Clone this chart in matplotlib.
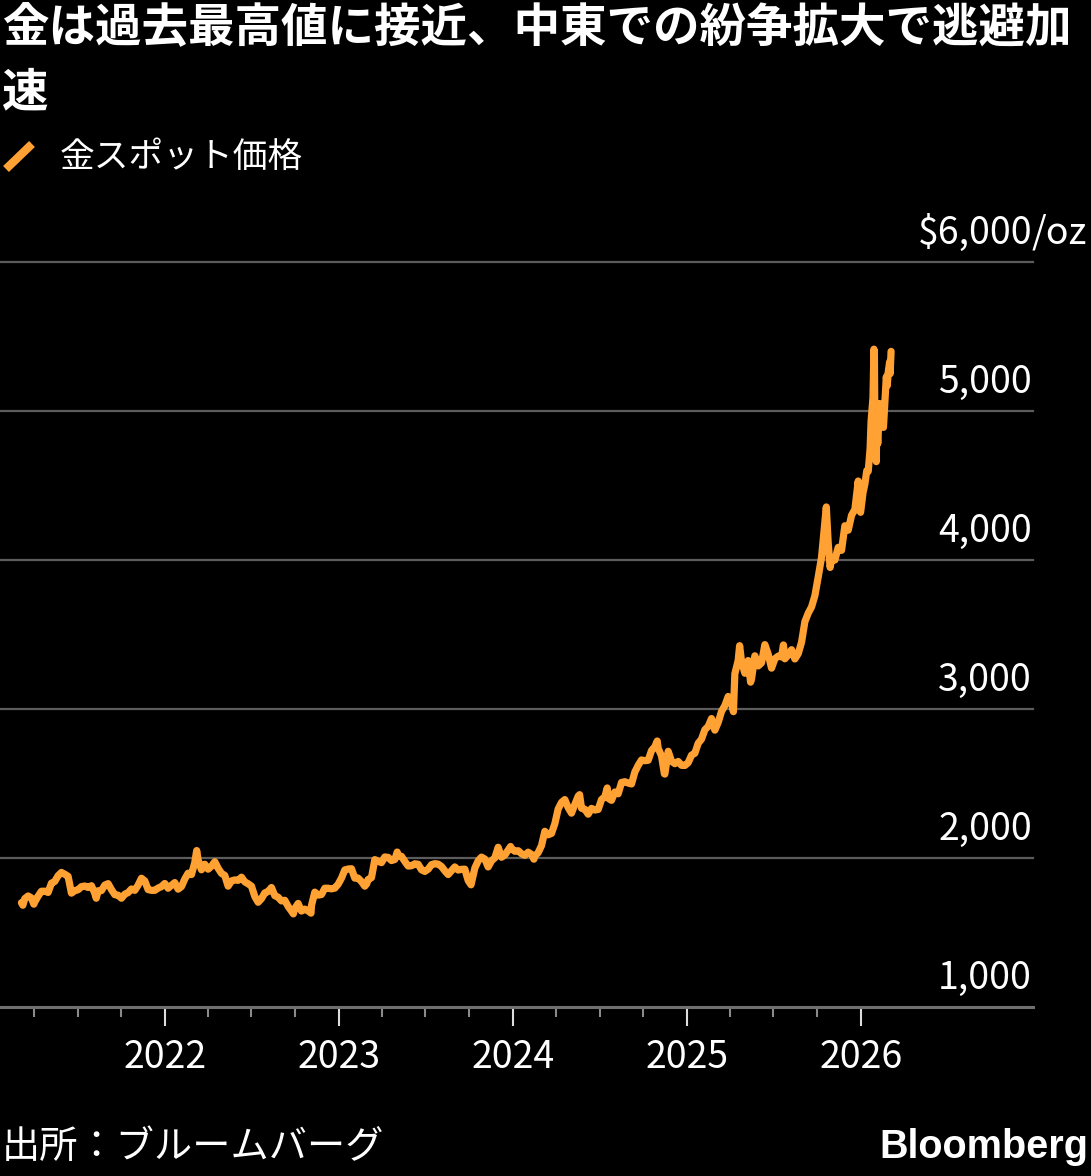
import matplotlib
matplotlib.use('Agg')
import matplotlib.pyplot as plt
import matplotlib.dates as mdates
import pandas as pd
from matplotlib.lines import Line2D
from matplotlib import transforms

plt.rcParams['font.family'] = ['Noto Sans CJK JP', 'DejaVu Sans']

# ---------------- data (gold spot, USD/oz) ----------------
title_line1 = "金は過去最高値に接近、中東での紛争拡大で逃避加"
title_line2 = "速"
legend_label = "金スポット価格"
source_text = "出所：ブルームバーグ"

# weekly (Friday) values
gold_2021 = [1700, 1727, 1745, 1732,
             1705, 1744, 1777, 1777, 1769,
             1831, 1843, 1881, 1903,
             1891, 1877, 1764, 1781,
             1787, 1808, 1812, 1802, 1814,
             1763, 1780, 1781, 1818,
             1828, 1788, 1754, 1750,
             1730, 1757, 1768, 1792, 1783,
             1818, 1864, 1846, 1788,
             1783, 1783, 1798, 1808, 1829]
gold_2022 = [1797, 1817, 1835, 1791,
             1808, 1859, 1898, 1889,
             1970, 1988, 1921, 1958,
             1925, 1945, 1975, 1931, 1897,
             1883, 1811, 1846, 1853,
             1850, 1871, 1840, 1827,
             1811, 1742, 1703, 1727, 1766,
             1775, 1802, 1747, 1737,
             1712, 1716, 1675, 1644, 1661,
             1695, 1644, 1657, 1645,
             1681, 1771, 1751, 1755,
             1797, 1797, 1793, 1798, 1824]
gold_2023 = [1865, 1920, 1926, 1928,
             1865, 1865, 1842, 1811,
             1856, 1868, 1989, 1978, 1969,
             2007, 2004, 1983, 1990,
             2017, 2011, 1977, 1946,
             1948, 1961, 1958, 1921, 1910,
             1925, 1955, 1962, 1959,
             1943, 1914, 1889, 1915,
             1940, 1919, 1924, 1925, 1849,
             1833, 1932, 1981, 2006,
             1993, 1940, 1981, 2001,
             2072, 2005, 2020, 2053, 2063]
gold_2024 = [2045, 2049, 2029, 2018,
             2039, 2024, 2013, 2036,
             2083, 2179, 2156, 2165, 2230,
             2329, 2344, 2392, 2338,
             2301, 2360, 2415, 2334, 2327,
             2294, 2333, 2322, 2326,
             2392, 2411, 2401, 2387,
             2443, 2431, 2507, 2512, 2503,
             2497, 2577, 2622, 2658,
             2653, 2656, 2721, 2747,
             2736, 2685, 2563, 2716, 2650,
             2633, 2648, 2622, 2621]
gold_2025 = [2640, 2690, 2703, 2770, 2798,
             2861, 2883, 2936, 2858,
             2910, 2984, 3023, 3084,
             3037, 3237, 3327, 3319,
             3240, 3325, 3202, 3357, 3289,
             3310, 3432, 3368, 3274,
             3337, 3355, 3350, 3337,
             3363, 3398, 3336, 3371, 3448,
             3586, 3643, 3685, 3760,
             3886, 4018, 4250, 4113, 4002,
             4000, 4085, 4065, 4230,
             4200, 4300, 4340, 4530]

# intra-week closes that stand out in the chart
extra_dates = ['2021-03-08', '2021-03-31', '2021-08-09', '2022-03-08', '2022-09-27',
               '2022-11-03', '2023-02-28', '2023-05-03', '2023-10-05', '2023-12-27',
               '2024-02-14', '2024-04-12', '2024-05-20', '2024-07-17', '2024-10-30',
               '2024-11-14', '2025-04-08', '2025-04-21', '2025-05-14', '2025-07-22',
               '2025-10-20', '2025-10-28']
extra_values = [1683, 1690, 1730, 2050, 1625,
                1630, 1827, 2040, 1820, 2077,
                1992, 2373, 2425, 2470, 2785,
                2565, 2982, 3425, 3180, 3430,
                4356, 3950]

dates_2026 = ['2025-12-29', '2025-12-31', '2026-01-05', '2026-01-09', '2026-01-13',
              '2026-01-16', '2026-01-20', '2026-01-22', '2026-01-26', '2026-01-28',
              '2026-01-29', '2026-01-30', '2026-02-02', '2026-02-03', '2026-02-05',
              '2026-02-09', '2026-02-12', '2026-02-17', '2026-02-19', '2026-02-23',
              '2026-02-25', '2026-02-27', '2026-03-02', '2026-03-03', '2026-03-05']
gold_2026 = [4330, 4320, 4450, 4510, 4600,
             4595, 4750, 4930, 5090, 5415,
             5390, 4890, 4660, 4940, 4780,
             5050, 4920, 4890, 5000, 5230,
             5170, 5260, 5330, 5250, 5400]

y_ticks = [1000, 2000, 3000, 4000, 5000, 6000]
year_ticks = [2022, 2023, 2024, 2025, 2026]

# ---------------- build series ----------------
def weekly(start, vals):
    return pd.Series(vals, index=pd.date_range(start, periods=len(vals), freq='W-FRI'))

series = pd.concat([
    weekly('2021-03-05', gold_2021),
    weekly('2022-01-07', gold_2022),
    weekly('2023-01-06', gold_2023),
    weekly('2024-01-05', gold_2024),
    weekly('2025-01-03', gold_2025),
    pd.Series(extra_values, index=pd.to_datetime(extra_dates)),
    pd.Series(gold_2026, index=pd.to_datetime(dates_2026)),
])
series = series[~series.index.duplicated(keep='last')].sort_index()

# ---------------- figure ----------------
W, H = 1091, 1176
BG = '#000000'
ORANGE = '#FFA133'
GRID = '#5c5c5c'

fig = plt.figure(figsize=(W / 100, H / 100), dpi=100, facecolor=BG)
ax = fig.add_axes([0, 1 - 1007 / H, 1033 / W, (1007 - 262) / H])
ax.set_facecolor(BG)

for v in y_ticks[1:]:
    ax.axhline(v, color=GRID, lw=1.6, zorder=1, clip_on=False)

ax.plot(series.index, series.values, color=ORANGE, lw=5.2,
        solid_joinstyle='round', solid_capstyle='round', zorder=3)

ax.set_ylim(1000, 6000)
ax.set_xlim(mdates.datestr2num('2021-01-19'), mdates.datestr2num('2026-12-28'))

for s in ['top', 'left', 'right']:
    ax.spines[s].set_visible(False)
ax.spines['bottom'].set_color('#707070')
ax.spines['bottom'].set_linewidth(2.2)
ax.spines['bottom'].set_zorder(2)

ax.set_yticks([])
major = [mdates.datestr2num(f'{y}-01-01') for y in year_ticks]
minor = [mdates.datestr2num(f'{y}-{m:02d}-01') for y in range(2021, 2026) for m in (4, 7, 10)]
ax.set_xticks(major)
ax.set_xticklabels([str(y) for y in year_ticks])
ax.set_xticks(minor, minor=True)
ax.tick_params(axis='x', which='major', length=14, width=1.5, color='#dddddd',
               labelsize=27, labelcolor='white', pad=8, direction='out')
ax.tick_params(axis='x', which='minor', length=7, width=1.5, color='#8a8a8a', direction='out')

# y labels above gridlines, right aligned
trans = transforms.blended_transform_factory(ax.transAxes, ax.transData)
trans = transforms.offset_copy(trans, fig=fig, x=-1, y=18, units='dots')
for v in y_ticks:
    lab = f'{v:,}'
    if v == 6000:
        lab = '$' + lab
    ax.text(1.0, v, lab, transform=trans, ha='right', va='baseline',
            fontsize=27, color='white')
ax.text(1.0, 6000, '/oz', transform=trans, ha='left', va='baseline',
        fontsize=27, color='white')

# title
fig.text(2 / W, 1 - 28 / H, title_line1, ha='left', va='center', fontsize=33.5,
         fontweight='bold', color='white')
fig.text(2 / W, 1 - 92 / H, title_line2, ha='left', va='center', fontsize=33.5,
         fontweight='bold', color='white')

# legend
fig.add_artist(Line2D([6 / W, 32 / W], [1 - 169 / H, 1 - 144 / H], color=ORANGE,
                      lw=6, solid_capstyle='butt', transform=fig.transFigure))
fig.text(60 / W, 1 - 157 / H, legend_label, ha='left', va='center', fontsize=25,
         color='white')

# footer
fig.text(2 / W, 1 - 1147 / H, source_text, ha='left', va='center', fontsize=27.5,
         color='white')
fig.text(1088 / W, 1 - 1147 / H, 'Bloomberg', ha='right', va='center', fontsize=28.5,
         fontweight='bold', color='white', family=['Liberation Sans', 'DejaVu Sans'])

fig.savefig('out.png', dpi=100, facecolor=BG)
■ ■ ■ ■ ■ ■ ■
EXERCISE DIRECTIONS: Return the material line for line, from its beginning to the line that contains "plt.rcParams['font.family'] = ['Noto", with the pictures left out.

SOLVED EXERCISE:
Clone this chart in matplotlib.
import matplotlib
matplotlib.use('Agg')
import matplotlib.pyplot as plt
import matplotlib.dates as mdates
import pandas as pd
from matplotlib.lines import Line2D
from matplotlib import transforms

plt.rcParams['font.family'] = ['Noto Sans CJK JP', 'DejaVu Sans']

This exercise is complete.